ANIMAL abusers who commit wicked crimes will soon face up to five years in jail.
Draft legislation set out by environment secretary Michael Gove has gained strong support from welfare groups and the public.
Currently the maximum sentence is six months, but following a consultation the government has today confirmed it will legislate to increase that tenfold for serious offences, sending a ‘clear sign’ there is no place for animal cruelty in England.
Animal welfare minister, Lord Gardiner, said: ‘This government is making good on its commitment to make the UK a world leader in the care and protection of animals as we leave the EU.
‘Our proposals to raise maximum sentences for animal abusers attracted strong support. We will now legislate so courts have the power to punish offenders properly.
‘We will also continue to work with welfare organisations to ensure that animal sentience is properly recognised in our legislation once we have left the EU.’

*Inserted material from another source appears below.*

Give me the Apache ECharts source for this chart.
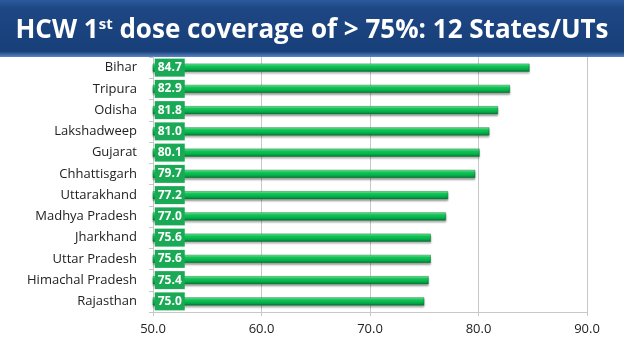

The plans follow a number of shocking cases where courts have said they would have handed down longer sentences had they been available.
These include a case last year when a man trained dogs to ruthlessly torture other animals, including trapping a fox and a terrier dog in a cage to brutally attack each other.
Last month, magistrates sentenced Barry Shaw to 16 weeks in prison for kicking Chihuahua Coco ‘near to death’ in April. He was given this sentence for other crimes too, including stealing and abusive behaviour.
The draft Animal Welfare (Sentencing and Recognition of Sentience) Bill was put out for consultation in December 2017.
The news has been welcomed by animal welfare groups and follows dedicated campaigning from Battersea Dogs & Cats Home.
Its chief executive Claire Horton said: ‘Battersea welcomes the results of the consultation as they confirm the nation is no longer prepared to put up with a six month sentence for shocking cases of cruelty to animals.
‘We believe a five year maximum sentence is far more appropriate and to the credit of the government they have listened. We look forward to seeing the bill laid before parliament this year.’
The government is also supporting the Animal Welfare (Service Animals) Bill, introduced to parliament by Sir Oliver Heald MP. It will ensure service animals such as police dogs and horses will be offered greater protection.
The proposed legislation will remove a section of the current law of self-defence, often used by those who harm a service animal in the process of committing a crime.
The government said these plans are part of a wider programme of reform to cement the UK’s position as a global leader on animal welfare. This includes making CCTV mandatory in all English slaughterhouses and taking steps to control the export of live farm animals for slaughter as the UK leaves the EU.